Note that this won't force an update if the association had been
previously loaded and then new comments were created through another
way (e.g. Comment.create(...) instead of post.comments.create(...)).
post.comments.size - This works as a combination of the two previous
options. If the collection has already been loaded, it will return its
length just like calling #length. If it hasn't been loaded yet, it's
like calling #count.
Also I have a personal experience:
<%= h(params.size.to_s) %> # works_like_that !
<%= h(params.count.to_s) %> # does_not_work_like_that !
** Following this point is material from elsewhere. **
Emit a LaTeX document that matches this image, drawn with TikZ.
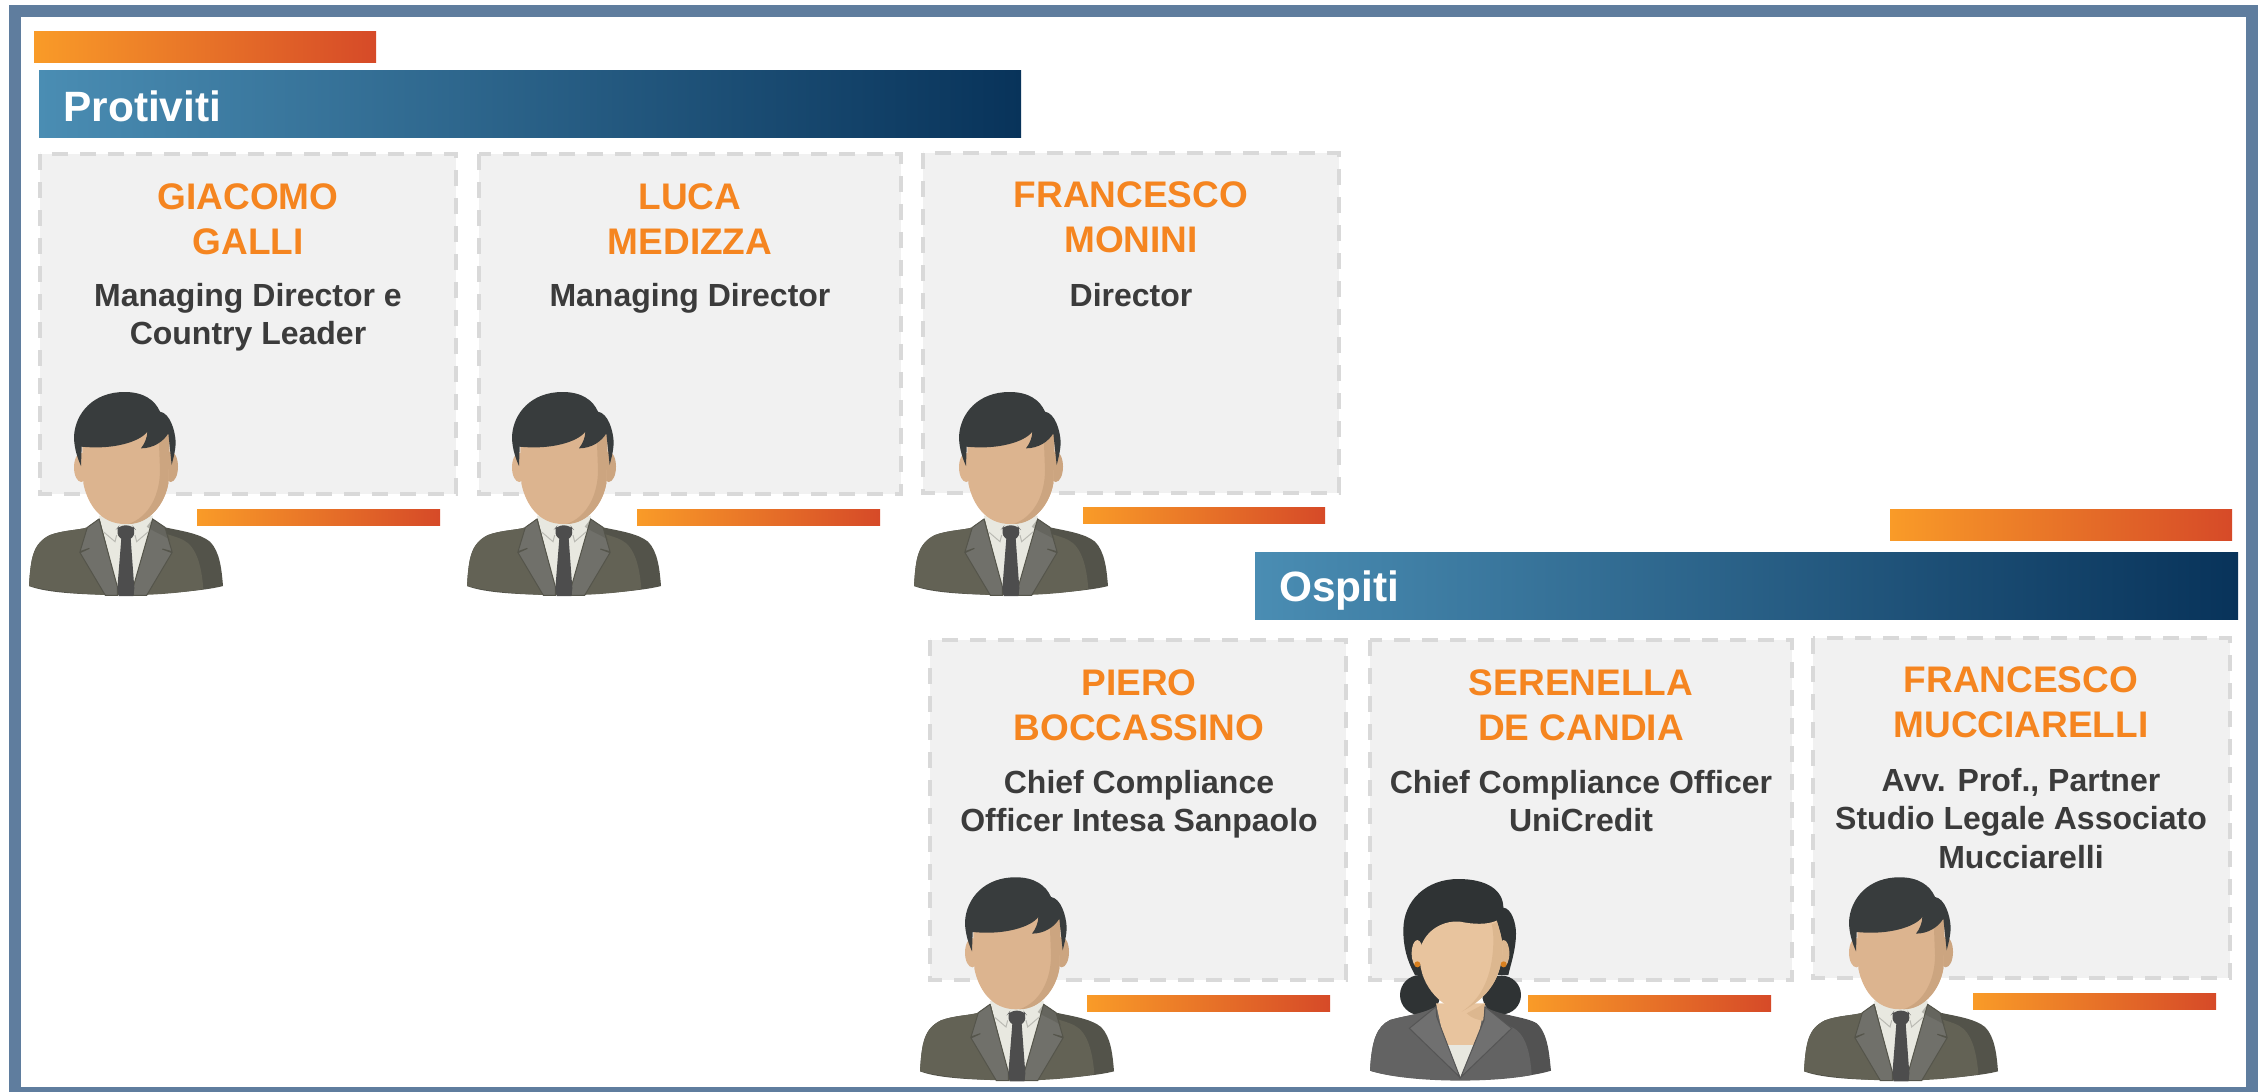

We have a several ways to find out how many elements in an array like .length, .count and .size. However, It's better to use array.size rather than array.count. Because .size is better in performance.
Adding more to Mark Byers answer. In Ruby the method array.size is an alias to Array#length method. There is no technical difference in using any of these two methods. Possibly you won't see any difference in performance as well. However, the array.count also does the same job but with some extra functionalities Array#count
It can be used to get total no of elements based on some condition. Count can be called in three ways:
Array#count # Returns number of elements in Array
Array#count n # Returns number of elements having value n in Array
Array#count{|i| i.even?} Returns count based on condition invoked on each element array
array = [1,2,3,4,5,6,7,4,3,2,4,5,6,7,1,2,4]
array.size # => 17
array.length # => 17
array.count # => 17
Here all three methods do the same job. However here is where the count gets interesting.
Let us say, I want to find how many array elements does the array contains with value 2
array.count 2 # => 3
The array has a total of three elements with value as 2.
Now, I want to find all the array elements greater than 4
array.count{|i| i > 4} # =>6
The array has total 6 elements which are > than 4.
I hope it gives some info about count method.